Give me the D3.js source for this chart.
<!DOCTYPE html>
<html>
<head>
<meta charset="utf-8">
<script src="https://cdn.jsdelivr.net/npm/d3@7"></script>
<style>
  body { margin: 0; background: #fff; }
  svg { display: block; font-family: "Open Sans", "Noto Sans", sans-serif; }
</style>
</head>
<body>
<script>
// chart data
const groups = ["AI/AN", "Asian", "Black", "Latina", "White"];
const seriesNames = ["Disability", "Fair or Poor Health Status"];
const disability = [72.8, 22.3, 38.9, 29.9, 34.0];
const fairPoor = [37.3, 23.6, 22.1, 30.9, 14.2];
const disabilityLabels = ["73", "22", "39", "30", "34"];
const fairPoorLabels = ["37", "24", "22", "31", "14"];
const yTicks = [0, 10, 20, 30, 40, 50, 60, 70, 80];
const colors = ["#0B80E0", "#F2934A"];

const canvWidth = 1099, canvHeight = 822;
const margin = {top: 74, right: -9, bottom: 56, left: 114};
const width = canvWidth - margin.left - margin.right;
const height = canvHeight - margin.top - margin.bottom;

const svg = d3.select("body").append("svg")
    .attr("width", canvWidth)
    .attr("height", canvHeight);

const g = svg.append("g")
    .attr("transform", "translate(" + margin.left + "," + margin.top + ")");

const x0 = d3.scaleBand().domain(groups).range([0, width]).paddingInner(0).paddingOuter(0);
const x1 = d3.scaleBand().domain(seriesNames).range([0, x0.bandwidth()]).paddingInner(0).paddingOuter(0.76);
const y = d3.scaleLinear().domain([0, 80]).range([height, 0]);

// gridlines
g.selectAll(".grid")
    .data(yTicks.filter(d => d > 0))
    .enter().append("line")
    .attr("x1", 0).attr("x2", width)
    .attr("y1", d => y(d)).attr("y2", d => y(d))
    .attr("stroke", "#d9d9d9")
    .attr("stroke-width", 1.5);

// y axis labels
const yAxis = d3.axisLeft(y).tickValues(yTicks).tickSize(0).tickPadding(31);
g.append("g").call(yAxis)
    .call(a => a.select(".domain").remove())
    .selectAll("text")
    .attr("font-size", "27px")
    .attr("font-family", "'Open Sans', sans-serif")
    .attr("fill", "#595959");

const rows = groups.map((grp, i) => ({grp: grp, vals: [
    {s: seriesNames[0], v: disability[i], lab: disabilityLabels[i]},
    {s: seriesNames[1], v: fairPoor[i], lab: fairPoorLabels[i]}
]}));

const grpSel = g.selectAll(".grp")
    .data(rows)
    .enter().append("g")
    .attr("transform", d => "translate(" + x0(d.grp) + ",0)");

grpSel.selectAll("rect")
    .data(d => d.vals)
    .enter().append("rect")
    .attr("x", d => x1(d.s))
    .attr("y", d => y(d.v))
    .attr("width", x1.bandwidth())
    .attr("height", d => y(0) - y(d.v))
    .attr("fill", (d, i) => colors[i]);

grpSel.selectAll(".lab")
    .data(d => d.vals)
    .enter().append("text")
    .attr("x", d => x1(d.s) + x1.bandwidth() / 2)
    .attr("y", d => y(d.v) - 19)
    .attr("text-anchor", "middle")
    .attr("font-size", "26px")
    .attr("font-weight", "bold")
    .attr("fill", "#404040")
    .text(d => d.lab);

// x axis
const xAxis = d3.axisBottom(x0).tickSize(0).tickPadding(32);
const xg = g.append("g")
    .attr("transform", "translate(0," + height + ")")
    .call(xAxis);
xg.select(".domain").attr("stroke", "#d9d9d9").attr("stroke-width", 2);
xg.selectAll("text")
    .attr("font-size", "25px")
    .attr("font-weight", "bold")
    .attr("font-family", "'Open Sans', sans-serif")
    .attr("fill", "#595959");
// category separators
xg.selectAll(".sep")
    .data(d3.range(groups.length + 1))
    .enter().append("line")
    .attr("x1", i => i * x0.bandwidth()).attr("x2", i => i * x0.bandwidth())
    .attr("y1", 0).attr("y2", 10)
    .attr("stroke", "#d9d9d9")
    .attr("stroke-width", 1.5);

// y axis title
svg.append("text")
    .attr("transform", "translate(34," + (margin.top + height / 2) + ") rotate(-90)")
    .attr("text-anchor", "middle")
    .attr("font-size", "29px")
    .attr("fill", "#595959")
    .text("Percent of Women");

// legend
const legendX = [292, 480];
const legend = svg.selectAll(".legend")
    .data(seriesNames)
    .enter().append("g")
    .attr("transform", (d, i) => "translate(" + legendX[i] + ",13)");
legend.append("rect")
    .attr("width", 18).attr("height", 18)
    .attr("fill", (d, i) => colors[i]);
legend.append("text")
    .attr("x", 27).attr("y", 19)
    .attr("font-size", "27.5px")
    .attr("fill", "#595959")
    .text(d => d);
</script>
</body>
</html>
* * *
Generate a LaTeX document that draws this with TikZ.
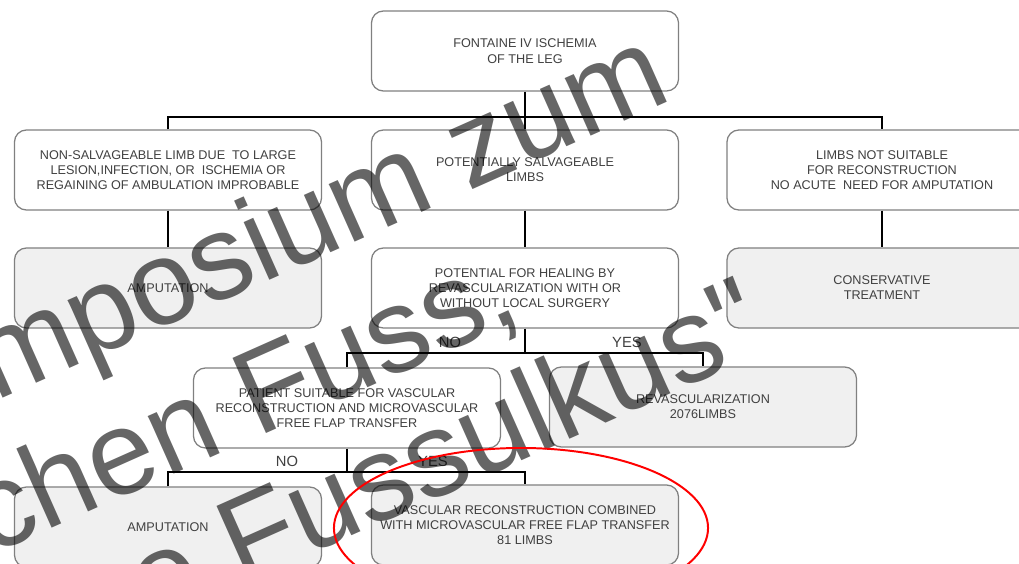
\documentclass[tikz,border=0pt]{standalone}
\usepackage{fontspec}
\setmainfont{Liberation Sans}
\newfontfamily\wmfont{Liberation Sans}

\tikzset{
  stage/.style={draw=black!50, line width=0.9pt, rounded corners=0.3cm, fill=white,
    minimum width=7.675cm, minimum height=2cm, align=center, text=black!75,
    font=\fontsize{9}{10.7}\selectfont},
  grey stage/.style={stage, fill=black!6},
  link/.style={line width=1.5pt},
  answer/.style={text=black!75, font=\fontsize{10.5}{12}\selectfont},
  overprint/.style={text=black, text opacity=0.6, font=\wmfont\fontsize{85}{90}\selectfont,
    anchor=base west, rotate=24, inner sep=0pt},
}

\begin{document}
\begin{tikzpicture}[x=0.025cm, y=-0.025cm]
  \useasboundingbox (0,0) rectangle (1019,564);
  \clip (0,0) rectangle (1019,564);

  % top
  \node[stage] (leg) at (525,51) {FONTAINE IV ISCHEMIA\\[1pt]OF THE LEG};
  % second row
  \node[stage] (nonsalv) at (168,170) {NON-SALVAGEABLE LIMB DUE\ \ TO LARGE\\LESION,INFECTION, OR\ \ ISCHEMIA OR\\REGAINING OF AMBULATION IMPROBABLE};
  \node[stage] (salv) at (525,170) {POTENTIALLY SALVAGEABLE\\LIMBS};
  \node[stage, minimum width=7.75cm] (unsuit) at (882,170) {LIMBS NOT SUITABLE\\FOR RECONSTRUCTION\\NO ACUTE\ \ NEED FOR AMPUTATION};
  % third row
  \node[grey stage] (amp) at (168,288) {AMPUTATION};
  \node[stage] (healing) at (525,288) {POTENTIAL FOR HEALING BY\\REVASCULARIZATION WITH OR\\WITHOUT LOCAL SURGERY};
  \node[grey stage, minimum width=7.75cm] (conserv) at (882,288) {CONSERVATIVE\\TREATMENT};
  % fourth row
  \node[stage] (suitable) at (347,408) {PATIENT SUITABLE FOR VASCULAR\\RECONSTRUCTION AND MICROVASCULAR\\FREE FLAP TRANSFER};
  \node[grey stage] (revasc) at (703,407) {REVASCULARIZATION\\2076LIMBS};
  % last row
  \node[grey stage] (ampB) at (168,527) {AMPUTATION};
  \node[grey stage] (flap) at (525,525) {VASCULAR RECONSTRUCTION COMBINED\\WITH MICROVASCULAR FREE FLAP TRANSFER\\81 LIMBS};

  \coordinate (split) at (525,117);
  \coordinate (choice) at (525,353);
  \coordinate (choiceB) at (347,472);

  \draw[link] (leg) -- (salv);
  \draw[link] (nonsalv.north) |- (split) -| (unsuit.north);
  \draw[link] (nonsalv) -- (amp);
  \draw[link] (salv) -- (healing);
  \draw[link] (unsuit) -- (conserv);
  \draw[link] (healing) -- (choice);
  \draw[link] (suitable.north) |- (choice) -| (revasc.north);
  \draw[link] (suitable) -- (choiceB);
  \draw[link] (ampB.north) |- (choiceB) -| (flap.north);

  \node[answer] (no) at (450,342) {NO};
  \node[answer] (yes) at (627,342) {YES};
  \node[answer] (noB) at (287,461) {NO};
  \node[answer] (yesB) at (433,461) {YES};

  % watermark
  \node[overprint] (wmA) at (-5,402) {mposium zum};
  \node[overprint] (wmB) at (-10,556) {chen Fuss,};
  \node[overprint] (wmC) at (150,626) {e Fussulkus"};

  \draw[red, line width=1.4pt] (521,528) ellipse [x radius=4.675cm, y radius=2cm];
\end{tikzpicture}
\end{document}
* * *
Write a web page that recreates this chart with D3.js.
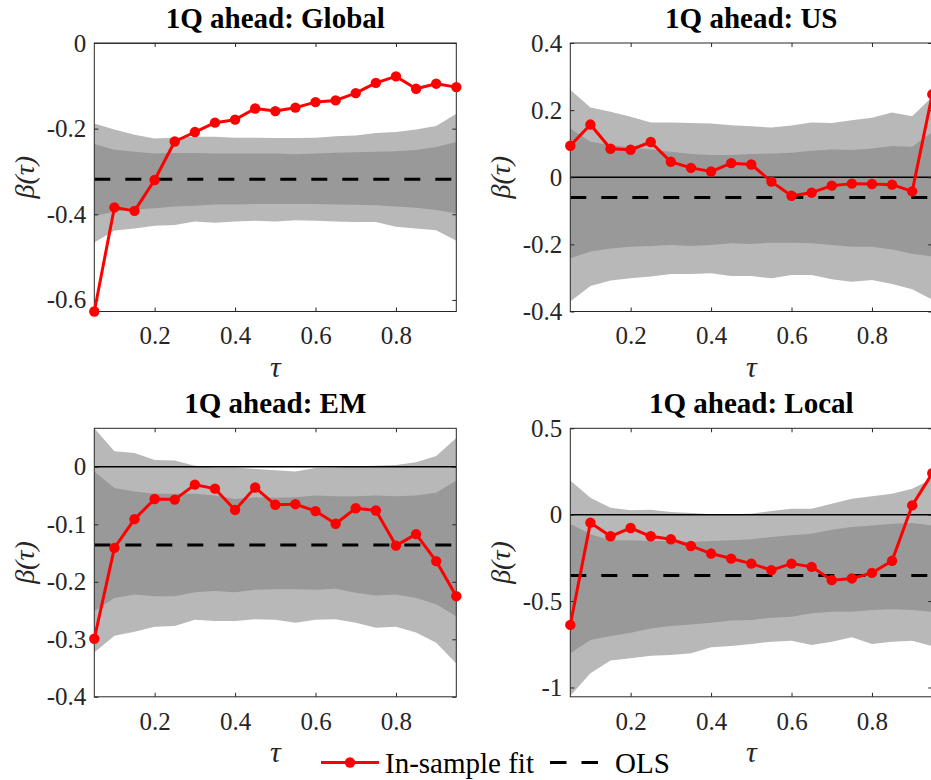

→ Task goal
Copy out exactly the lines from the one with "Give me the D3.js source for this chart." through the one with "const height = canvHeight", counting both ends, and no other lines.

→ Solution for this problem
Give me the D3.js source for this chart.
<!DOCTYPE html>
<html>
<head>
<meta charset="utf-8">
<script src="https://cdn.jsdelivr.net/npm/d3@7"></script>
<style>
  body { margin: 0; background: #fff; }
  svg { display: block; font-family: "Open Sans", "Noto Sans", sans-serif; }
</style>
</head>
<body>
<script>
// chart data
const groups = ["AI/AN", "Asian", "Black", "Latina", "White"];
const seriesNames = ["Disability", "Fair or Poor Health Status"];
const disability = [72.8, 22.3, 38.9, 29.9, 34.0];
const fairPoor = [37.3, 23.6, 22.1, 30.9, 14.2];
const disabilityLabels = ["73", "22", "39", "30", "34"];
const fairPoorLabels = ["37", "24", "22", "31", "14"];
const yTicks = [0, 10, 20, 30, 40, 50, 60, 70, 80];
const colors = ["#0B80E0", "#F2934A"];

const canvWidth = 1099, canvHeight = 822;
const margin = {top: 74, right: -9, bottom: 56, left: 114};
const width = canvWidth - margin.left - margin.right;
const height = canvHeight - margin.top - margin.bottom;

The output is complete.